GGobi blog

Interactive and dynamic graphics

Tuesday, August 12, 2008

Updated version of GGobi: 2.1.8

We've just posted an updated version of GGobi - version 2.1.8. This version fixes a number of small bugs, particularly with the
DescribeDisplay plugin. If you are on windows, make sure to also update to the latest version of gtk linked from the downloads page. Unfortunately we have been having problems with the mac package, so only linux and windows versions are currently available.

All files are available from http://ggobi.org/downloads

Please us know if you run into any problems.

9 Comments:

Blogger Unknown said...

Thanks for the continued progress! Any progress on the Mac package? Prognosis?

October 06, 2008  
Blogger Hadley Wickham said...

I think the pieces are there (thanks to a whole lot of work by Simon Urbanek), I just need some time to try and pull them together.

October 06, 2008  
Blogger Unknown said...

Thanks Hadley! I hope Rice Univ is agreeing with you.

Frank

October 22, 2008  
Anonymous Anonymous said...

any idea when the Mac OS X version will be released?

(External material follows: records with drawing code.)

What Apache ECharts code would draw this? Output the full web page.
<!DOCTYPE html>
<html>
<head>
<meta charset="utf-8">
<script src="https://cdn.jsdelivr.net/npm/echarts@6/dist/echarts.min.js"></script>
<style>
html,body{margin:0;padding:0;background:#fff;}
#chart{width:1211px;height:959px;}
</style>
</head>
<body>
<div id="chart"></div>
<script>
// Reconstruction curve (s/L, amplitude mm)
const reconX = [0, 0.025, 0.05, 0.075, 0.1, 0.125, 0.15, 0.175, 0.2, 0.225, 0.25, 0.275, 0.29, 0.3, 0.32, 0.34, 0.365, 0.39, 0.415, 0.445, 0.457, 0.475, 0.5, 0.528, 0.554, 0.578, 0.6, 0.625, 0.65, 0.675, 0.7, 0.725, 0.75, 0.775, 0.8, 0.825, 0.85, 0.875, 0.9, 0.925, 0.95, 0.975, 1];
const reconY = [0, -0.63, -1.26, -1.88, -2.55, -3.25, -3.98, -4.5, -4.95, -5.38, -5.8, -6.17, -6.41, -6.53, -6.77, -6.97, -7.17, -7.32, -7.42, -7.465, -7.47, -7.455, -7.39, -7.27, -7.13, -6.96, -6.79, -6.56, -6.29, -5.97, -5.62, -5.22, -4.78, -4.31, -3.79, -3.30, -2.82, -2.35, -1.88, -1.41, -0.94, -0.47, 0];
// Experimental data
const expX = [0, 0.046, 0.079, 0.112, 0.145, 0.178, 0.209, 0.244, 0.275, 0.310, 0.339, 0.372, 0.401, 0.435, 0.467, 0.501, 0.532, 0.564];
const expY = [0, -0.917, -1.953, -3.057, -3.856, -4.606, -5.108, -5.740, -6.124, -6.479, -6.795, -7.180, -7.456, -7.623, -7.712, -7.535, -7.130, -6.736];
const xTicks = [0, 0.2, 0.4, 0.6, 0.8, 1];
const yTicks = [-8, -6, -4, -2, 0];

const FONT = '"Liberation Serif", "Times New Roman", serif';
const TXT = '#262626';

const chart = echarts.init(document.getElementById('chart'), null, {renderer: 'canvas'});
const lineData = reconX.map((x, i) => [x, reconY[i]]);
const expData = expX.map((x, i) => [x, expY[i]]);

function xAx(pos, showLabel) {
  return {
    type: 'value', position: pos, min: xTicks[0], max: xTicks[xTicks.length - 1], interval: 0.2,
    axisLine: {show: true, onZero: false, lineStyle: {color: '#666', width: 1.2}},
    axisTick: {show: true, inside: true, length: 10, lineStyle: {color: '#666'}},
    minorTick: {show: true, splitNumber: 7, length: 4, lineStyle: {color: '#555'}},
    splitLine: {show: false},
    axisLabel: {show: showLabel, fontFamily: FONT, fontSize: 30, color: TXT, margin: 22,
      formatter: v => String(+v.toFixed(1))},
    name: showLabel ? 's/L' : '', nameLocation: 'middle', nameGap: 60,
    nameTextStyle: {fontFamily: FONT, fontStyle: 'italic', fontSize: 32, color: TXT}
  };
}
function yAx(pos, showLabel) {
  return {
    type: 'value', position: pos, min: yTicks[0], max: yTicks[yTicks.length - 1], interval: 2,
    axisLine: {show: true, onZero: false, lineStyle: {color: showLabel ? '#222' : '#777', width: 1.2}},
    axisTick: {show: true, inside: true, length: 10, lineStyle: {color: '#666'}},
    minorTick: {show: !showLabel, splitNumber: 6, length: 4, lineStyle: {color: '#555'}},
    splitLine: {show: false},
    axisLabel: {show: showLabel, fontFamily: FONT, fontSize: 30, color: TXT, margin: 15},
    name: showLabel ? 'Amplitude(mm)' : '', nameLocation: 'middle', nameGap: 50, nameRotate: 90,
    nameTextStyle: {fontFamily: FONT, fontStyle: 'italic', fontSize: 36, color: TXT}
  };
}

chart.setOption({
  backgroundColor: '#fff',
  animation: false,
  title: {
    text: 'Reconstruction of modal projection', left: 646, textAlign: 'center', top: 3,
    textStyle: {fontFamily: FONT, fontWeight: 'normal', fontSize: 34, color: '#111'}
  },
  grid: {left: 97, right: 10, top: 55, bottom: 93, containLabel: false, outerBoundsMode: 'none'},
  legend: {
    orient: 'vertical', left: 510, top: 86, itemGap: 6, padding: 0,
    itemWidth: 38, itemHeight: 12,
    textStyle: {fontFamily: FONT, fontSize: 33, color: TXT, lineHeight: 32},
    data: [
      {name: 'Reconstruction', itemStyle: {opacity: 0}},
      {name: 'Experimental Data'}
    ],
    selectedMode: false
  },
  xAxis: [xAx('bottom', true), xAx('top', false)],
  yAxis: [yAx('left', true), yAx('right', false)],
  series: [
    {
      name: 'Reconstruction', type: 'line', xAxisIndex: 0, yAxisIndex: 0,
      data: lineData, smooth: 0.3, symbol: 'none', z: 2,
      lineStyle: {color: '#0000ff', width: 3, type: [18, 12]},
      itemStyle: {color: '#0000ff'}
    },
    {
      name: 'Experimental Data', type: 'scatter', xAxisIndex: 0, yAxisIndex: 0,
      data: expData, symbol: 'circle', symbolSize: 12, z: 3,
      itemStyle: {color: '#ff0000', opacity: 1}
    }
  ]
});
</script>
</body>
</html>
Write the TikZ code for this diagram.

Also is it going to use the new native GTK+ or will it depend on X11 again?

October 25, 2008  
Blogger Hadley Wickham said...

I'll try for Tuesday next week. It will still depend on X11 - the native GTK+ is still too unstable for GGobi.

October 28, 2008  
Anonymous Anonymous said...

Is ggobi supported on Vista? I'm getting a 6034 incorrect C runtime library load error. Any reports of this problem?

November 05, 2008  
Anonymous Anonymous said...

Ggobi is unable to open any file under my Ubuntu hardy installation. I get a message that ggobi is unable to locate the file.

March 30, 2009  
Blogger Hadley Wickham said...

If you have problems with GGobi, please sign up to the mailing list and send us an email. That way we can figure out exactly what the problem is, and figure out how to solve it.

March 30, 2009  
Blogger paratracker said...

If you had say 1000 dimensional data, how would you help the user in finding and navigating to projections with the highest information content or the strongest partial derivatives from a given view? A widget of some sort along visible dimensions?